Task instructions ▸
Repeat the listing that follows, character for character, minus the pictures.

— Begin Data for the task —

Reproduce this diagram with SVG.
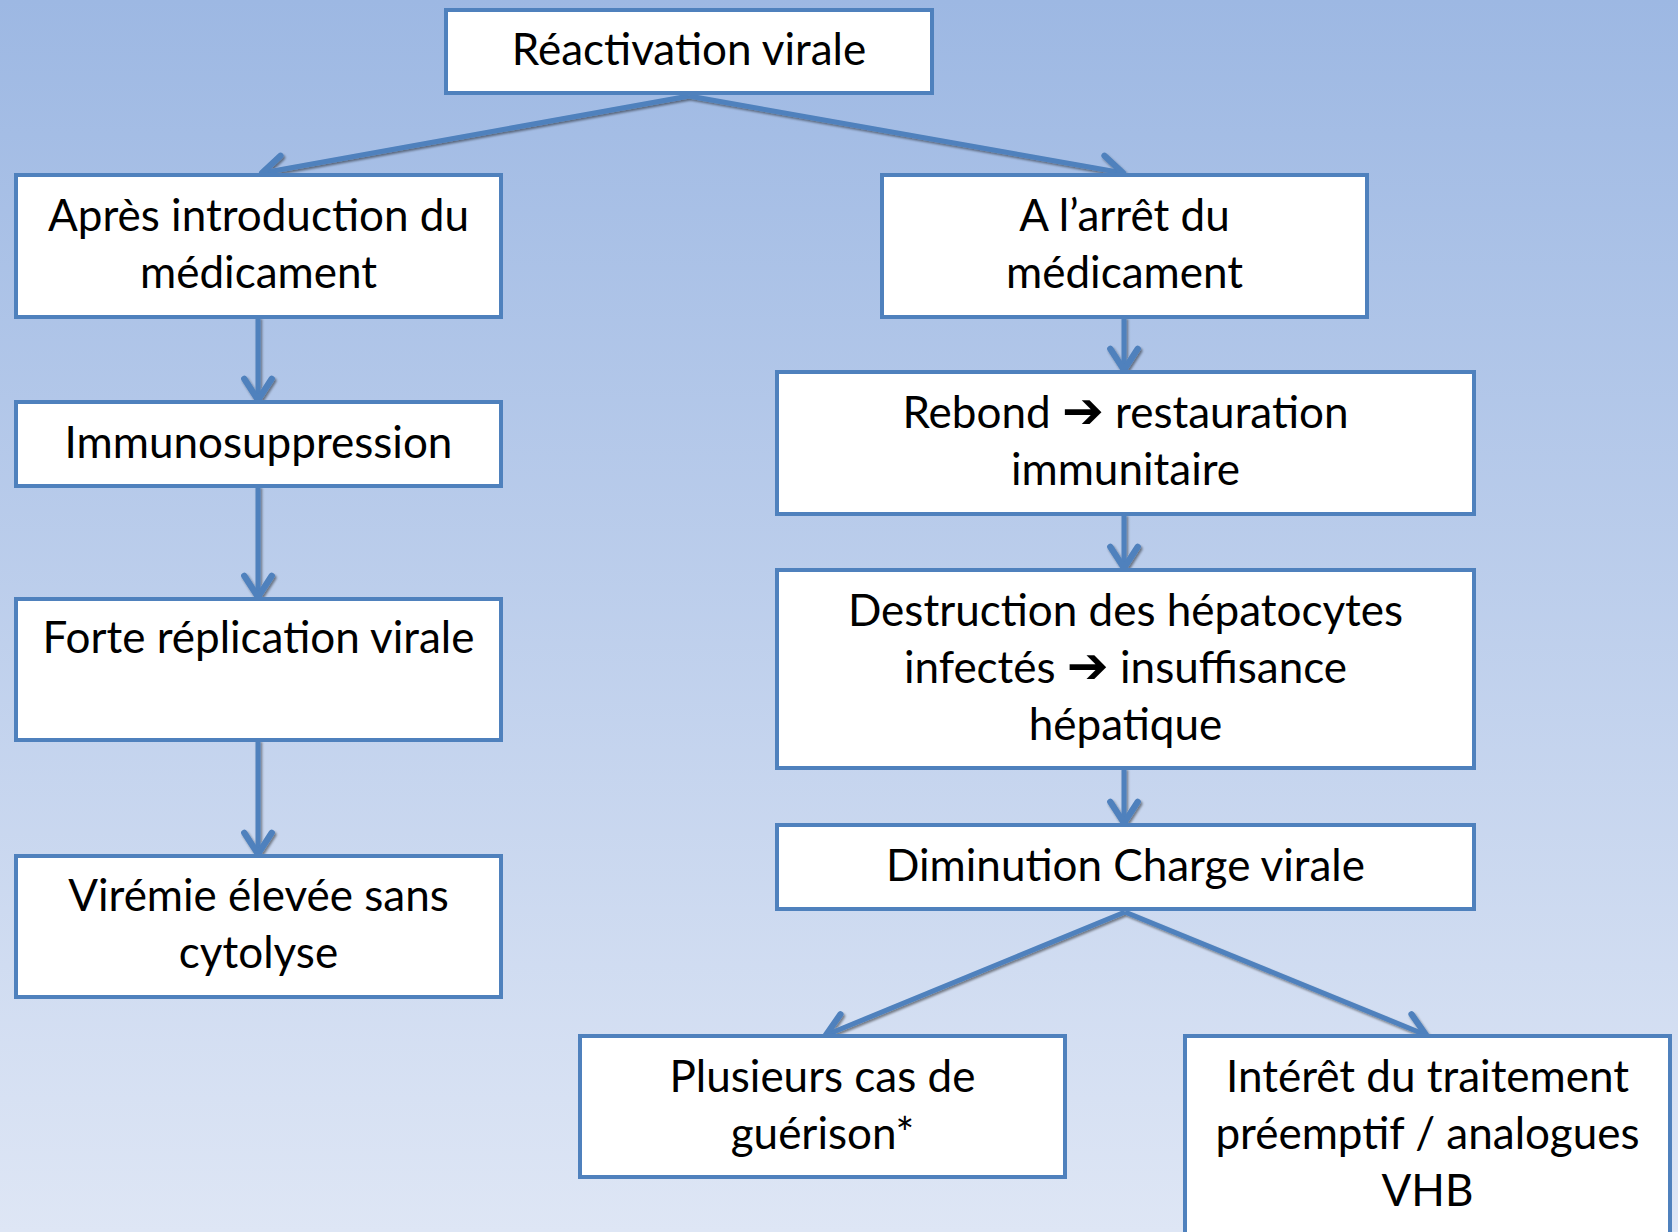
<svg xmlns="http://www.w3.org/2000/svg" width="1678" height="1232" viewBox="0 0 1678 1232">
  <defs>
    <linearGradient id="bg" x1="0" y1="0" x2="0" y2="1">
      <stop offset="0" stop-color="#9DB8E3"/>
      <stop offset="1" stop-color="#DEE6F5"/>
    </linearGradient>
    <filter id="shadow" x="-10%" y="-10%" width="120%" height="120%">
      <feDropShadow dx="1.5" dy="2" stdDeviation="1.2" flood-color="#000" flood-opacity="0.45"/>
    </filter>
    <marker id="arrow" markerUnits="userSpaceOnUse" markerWidth="40" markerHeight="40" viewBox="-24 -16 30 32" refX="0" refY="0" orient="auto">
      <path d="M-17,-11 L0,0 L-17,11" fill="none" stroke="#4F81BD" stroke-width="5" stroke-linecap="round" stroke-linejoin="round"/>
    </marker>
    <style>
      .box { fill: #FFFFFF; stroke: #4F81BD; stroke-width: 4; }
      .lbl { font-family: Lato, "Open Sans", "Noto Sans", sans-serif; font-size: 44px; fill: #000; text-anchor: middle; }
      .sym { font-family: "DejaVu Sans", sans-serif; font-weight: bold; font-size: 50px; }
      .conn { fill: none; stroke: #4F81BD; stroke-width: 5; marker-end: url(#arrow); }
    </style>
  </defs>
  <rect x="0" y="0" width="1678" height="1232" fill="url(#bg)"/>

  <g id="connectors" filter="url(#shadow)">
    <path class="conn" d="M689,96 L262,173"/>
    <path class="conn" d="M689,96 L1123,173"/>
    <path class="conn" d="M258,317 L258,400"/>
    <path class="conn" d="M258,486 L258,597"/>
    <path class="conn" d="M258,740 L258,854"/>
    <path class="conn" d="M1124,317 L1124,370"/>
    <path class="conn" d="M1124,514 L1124,568"/>
    <path class="conn" d="M1124,768 L1124,823"/>
    <path class="conn" d="M1125,912 L826,1035"/>
    <path class="conn" d="M1125,912 L1426,1035"/>
  </g>

  <g id="n-reactivation">
    <rect class="box" x="446" y="10" width="486" height="83"/>
    <text class="lbl" x="689" y="65">Réactivation virale</text>
  </g>
  <g id="n-apres">
    <rect class="box" x="16" y="175" width="485" height="142"/>
    <text class="lbl" x="258.5" y="231">Après introduction du</text>
    <text class="lbl" x="258.5" y="288">médicament</text>
  </g>
  <g id="n-immuno">
    <rect class="box" x="16" y="402" width="485" height="84"/>
    <text class="lbl" x="258.5" y="458">Immunosuppression</text>
  </g>
  <g id="n-forte">
    <rect class="box" x="16" y="599" width="485" height="141"/>
    <text class="lbl" x="258.5" y="653">Forte réplication virale</text>
  </g>
  <g id="n-viremie">
    <rect class="box" x="16" y="856" width="485" height="141"/>
    <text class="lbl" x="258.5" y="911">Virémie élevée sans</text>
    <text class="lbl" x="258.5" y="968">cytolyse</text>
  </g>
  <g id="n-arret">
    <rect class="box" x="882" y="175" width="485" height="142"/>
    <text class="lbl" x="1124.5" y="231">A l’arrêt du</text>
    <text class="lbl" x="1124.5" y="288">médicament</text>
  </g>
  <g id="n-rebond">
    <rect class="box" x="777" y="372" width="697" height="142"/>
    <text class="lbl" x="1125.5" y="428">Rebond <tspan class="sym">➔</tspan> restauration</text>
    <text class="lbl" x="1125.5" y="485">immunitaire</text>
  </g>
  <g id="n-destruction">
    <rect class="box" x="777" y="570" width="697" height="198"/>
    <text class="lbl" x="1125.5" y="626">Destruction des hépatocytes</text>
    <text class="lbl" x="1125.5" y="683">infectés <tspan class="sym">➔</tspan> insuffisance</text>
    <text class="lbl" x="1125.5" y="740">hépatique</text>
  </g>
  <g id="n-diminution">
    <rect class="box" x="777" y="825" width="697" height="84"/>
    <text class="lbl" x="1125.5" y="881">Diminution Charge virale</text>
  </g>
  <g id="n-plusieurs">
    <rect class="box" x="580" y="1036" width="485" height="141"/>
    <text class="lbl" x="822.5" y="1092">Plusieurs cas de</text>
    <text class="lbl" x="822.5" y="1149">guérison*</text>
  </g>
  <g id="n-interet">
    <rect class="box" x="1185" y="1036" width="485" height="230"/>
    <text class="lbl" x="1427.5" y="1092">Intérêt du traitement</text>
    <text class="lbl" x="1427.5" y="1149">préemptif / analogues</text>
    <text class="lbl" x="1427.5" y="1206">VHB</text>
  </g>
</svg>
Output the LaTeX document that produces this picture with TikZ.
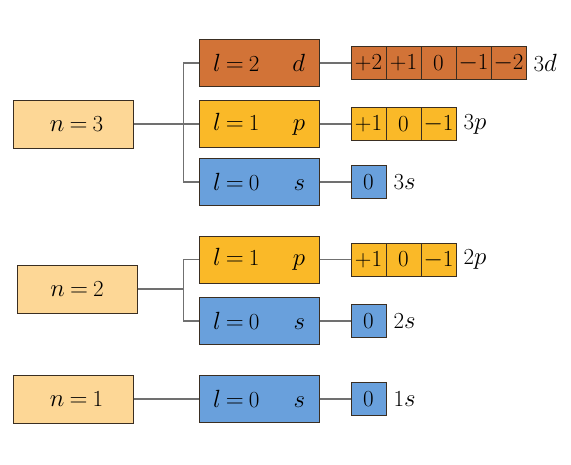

— End Data for the task —

Response to this task ▸
Reproduce this diagram with SVG.
<svg xmlns="http://www.w3.org/2000/svg" width="1678" height="1232" viewBox="0 0 1678 1232">
  <defs>
    <linearGradient id="bg" x1="0" y1="0" x2="0" y2="1">
      <stop offset="0" stop-color="#9DB8E3"/>
      <stop offset="1" stop-color="#DEE6F5"/>
    </linearGradient>
    <filter id="shadow" x="-10%" y="-10%" width="120%" height="120%">
      <feDropShadow dx="1.5" dy="2" stdDeviation="1.2" flood-color="#000" flood-opacity="0.45"/>
    </filter>
    <marker id="arrow" markerUnits="userSpaceOnUse" markerWidth="40" markerHeight="40" viewBox="-24 -16 30 32" refX="0" refY="0" orient="auto">
      <path d="M-17,-11 L0,0 L-17,11" fill="none" stroke="#4F81BD" stroke-width="5" stroke-linecap="round" stroke-linejoin="round"/>
    </marker>
    <style>
      .box { fill: #FFFFFF; stroke: #4F81BD; stroke-width: 4; }
      .lbl { font-family: Lato, "Open Sans", "Noto Sans", sans-serif; font-size: 44px; fill: #000; text-anchor: middle; }
      .sym { font-family: "DejaVu Sans", sans-serif; font-weight: bold; font-size: 50px; }
      .conn { fill: none; stroke: #4F81BD; stroke-width: 5; marker-end: url(#arrow); }
    </style>
  </defs>
  <rect x="0" y="0" width="1678" height="1232" fill="url(#bg)"/>

  <g id="connectors" filter="url(#shadow)">
    <path class="conn" d="M689,96 L262,173"/>
    <path class="conn" d="M689,96 L1123,173"/>
    <path class="conn" d="M258,317 L258,400"/>
    <path class="conn" d="M258,486 L258,597"/>
    <path class="conn" d="M258,740 L258,854"/>
    <path class="conn" d="M1124,317 L1124,370"/>
    <path class="conn" d="M1124,514 L1124,568"/>
    <path class="conn" d="M1124,768 L1124,823"/>
    <path class="conn" d="M1125,912 L826,1035"/>
    <path class="conn" d="M1125,912 L1426,1035"/>
  </g>

  <g id="n-reactivation">
    <rect class="box" x="446" y="10" width="486" height="83"/>
    <text class="lbl" x="689" y="65">Réactivation virale</text>
  </g>
  <g id="n-apres">
    <rect class="box" x="16" y="175" width="485" height="142"/>
    <text class="lbl" x="258.5" y="231">Après introduction du</text>
    <text class="lbl" x="258.5" y="288">médicament</text>
  </g>
  <g id="n-immuno">
    <rect class="box" x="16" y="402" width="485" height="84"/>
    <text class="lbl" x="258.5" y="458">Immunosuppression</text>
  </g>
  <g id="n-forte">
    <rect class="box" x="16" y="599" width="485" height="141"/>
    <text class="lbl" x="258.5" y="653">Forte réplication virale</text>
  </g>
  <g id="n-viremie">
    <rect class="box" x="16" y="856" width="485" height="141"/>
    <text class="lbl" x="258.5" y="911">Virémie élevée sans</text>
    <text class="lbl" x="258.5" y="968">cytolyse</text>
  </g>
  <g id="n-arret">
    <rect class="box" x="882" y="175" width="485" height="142"/>
    <text class="lbl" x="1124.5" y="231">A l’arrêt du</text>
    <text class="lbl" x="1124.5" y="288">médicament</text>
  </g>
  <g id="n-rebond">
    <rect class="box" x="777" y="372" width="697" height="142"/>
    <text class="lbl" x="1125.5" y="428">Rebond <tspan class="sym">➔</tspan> restauration</text>
    <text class="lbl" x="1125.5" y="485">immunitaire</text>
  </g>
  <g id="n-destruction">
    <rect class="box" x="777" y="570" width="697" height="198"/>
    <text class="lbl" x="1125.5" y="626">Destruction des hépatocytes</text>
    <text class="lbl" x="1125.5" y="683">infectés <tspan class="sym">➔</tspan> insuffisance</text>
    <text class="lbl" x="1125.5" y="740">hépatique</text>
  </g>
  <g id="n-diminution">
    <rect class="box" x="777" y="825" width="697" height="84"/>
    <text class="lbl" x="1125.5" y="881">Diminution Charge virale</text>
  </g>
  <g id="n-plusieurs">
    <rect class="box" x="580" y="1036" width="485" height="141"/>
    <text class="lbl" x="822.5" y="1092">Plusieurs cas de</text>
    <text class="lbl" x="822.5" y="1149">guérison*</text>
  </g>
  <g id="n-interet">
    <rect class="box" x="1185" y="1036" width="485" height="230"/>
    <text class="lbl" x="1427.5" y="1092">Intérêt du traitement</text>
    <text class="lbl" x="1427.5" y="1149">préemptif / analogues</text>
    <text class="lbl" x="1427.5" y="1206">VHB</text>
  </g>
</svg>
Output the LaTeX document that produces this picture with TikZ.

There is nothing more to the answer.